| What is asked |
Set all the material down again unchanged, without the pictures.

···

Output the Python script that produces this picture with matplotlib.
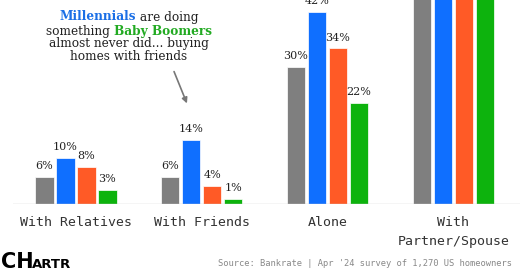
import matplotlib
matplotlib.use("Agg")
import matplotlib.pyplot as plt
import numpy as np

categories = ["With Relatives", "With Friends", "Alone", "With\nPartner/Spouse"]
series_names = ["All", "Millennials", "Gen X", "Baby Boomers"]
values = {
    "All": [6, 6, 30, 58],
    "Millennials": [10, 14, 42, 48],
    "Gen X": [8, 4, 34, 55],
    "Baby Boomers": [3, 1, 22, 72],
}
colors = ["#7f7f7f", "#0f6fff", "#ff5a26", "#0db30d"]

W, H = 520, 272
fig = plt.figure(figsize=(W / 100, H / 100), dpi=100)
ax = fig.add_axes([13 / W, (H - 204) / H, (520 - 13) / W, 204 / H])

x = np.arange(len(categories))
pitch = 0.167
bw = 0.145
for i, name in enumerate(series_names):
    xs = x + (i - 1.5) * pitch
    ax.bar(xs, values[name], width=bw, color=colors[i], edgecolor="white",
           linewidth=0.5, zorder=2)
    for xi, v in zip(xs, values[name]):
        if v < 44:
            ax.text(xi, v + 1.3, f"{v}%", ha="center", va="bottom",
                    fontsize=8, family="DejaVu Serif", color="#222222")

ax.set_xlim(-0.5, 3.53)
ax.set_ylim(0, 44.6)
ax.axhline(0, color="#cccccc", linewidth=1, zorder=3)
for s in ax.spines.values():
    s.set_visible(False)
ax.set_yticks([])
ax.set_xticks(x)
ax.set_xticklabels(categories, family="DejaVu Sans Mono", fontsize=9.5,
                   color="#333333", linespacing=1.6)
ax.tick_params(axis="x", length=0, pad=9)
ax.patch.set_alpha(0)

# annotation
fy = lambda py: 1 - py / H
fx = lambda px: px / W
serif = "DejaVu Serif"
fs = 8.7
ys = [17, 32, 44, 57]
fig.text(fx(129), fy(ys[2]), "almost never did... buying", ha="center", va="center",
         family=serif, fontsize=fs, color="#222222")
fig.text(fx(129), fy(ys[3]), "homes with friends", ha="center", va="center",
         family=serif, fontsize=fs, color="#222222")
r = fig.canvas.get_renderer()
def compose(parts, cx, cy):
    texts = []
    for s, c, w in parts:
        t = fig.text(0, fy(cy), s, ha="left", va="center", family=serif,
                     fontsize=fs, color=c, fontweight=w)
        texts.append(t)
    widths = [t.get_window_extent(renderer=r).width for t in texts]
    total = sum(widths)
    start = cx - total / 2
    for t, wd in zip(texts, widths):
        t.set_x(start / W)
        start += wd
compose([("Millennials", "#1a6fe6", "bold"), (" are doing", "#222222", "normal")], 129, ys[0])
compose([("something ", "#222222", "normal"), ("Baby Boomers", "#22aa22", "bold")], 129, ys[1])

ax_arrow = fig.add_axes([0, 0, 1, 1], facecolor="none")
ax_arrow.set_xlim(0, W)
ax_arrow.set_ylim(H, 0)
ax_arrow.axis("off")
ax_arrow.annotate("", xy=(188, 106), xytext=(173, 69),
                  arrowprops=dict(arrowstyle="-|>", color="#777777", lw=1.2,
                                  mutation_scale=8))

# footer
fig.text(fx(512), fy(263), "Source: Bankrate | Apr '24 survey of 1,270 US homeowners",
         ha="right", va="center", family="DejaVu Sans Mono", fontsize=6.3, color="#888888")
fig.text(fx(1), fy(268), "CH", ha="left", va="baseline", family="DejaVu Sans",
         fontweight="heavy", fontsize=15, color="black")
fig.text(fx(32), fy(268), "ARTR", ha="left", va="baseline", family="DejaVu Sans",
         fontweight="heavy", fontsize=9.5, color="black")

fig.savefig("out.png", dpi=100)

···

| Result of this task |
Output the Python script that produces this picture with matplotlib.
import matplotlib
matplotlib.use("Agg")
import matplotlib.pyplot as plt
import numpy as np

categories = ["With Relatives", "With Friends", "Alone", "With\nPartner/Spouse"]
series_names = ["All", "Millennials", "Gen X", "Baby Boomers"]
values = {
    "All": [6, 6, 30, 58],
    "Millennials": [10, 14, 42, 48],
    "Gen X": [8, 4, 34, 55],
    "Baby Boomers": [3, 1, 22, 72],
}
colors = ["#7f7f7f", "#0f6fff", "#ff5a26", "#0db30d"]

W, H = 520, 272
fig = plt.figure(figsize=(W / 100, H / 100), dpi=100)
ax = fig.add_axes([13 / W, (H - 204) / H, (520 - 13) / W, 204 / H])

x = np.arange(len(categories))
pitch = 0.167
bw = 0.145
for i, name in enumerate(series_names):
    xs = x + (i - 1.5) * pitch
    ax.bar(xs, values[name], width=bw, color=colors[i], edgecolor="white",
           linewidth=0.5, zorder=2)
    for xi, v in zip(xs, values[name]):
        if v < 44:
            ax.text(xi, v + 1.3, f"{v}%", ha="center", va="bottom",
                    fontsize=8, family="DejaVu Serif", color="#222222")

ax.set_xlim(-0.5, 3.53)
ax.set_ylim(0, 44.6)
ax.axhline(0, color="#cccccc", linewidth=1, zorder=3)
for s in ax.spines.values():
    s.set_visible(False)
ax.set_yticks([])
ax.set_xticks(x)
ax.set_xticklabels(categories, family="DejaVu Sans Mono", fontsize=9.5,
                   color="#333333", linespacing=1.6)
ax.tick_params(axis="x", length=0, pad=9)
ax.patch.set_alpha(0)

# annotation
fy = lambda py: 1 - py / H
fx = lambda px: px / W
serif = "DejaVu Serif"
fs = 8.7
ys = [17, 32, 44, 57]
fig.text(fx(129), fy(ys[2]), "almost never did... buying", ha="center", va="center",
         family=serif, fontsize=fs, color="#222222")
fig.text(fx(129), fy(ys[3]), "homes with friends", ha="center", va="center",
         family=serif, fontsize=fs, color="#222222")
r = fig.canvas.get_renderer()
def compose(parts, cx, cy):
    texts = []
    for s, c, w in parts:
        t = fig.text(0, fy(cy), s, ha="left", va="center", family=serif,
                     fontsize=fs, color=c, fontweight=w)
        texts.append(t)
    widths = [t.get_window_extent(renderer=r).width for t in texts]
    total = sum(widths)
    start = cx - total / 2
    for t, wd in zip(texts, widths):
        t.set_x(start / W)
        start += wd
compose([("Millennials", "#1a6fe6", "bold"), (" are doing", "#222222", "normal")], 129, ys[0])
compose([("something ", "#222222", "normal"), ("Baby Boomers", "#22aa22", "bold")], 129, ys[1])

ax_arrow = fig.add_axes([0, 0, 1, 1], facecolor="none")
ax_arrow.set_xlim(0, W)
ax_arrow.set_ylim(H, 0)
ax_arrow.axis("off")
ax_arrow.annotate("", xy=(188, 106), xytext=(173, 69),
                  arrowprops=dict(arrowstyle="-|>", color="#777777", lw=1.2,
                                  mutation_scale=8))

# footer
fig.text(fx(512), fy(263), "Source: Bankrate | Apr '24 survey of 1,270 US homeowners",
         ha="right", va="center", family="DejaVu Sans Mono", fontsize=6.3, color="#888888")
fig.text(fx(1), fy(268), "CH", ha="left", va="baseline", family="DejaVu Sans",
         fontweight="heavy", fontsize=15, color="black")
fig.text(fx(32), fy(268), "ARTR", ha="left", va="baseline", family="DejaVu Sans",
         fontweight="heavy", fontsize=9.5, color="black")

fig.savefig("out.png", dpi=100)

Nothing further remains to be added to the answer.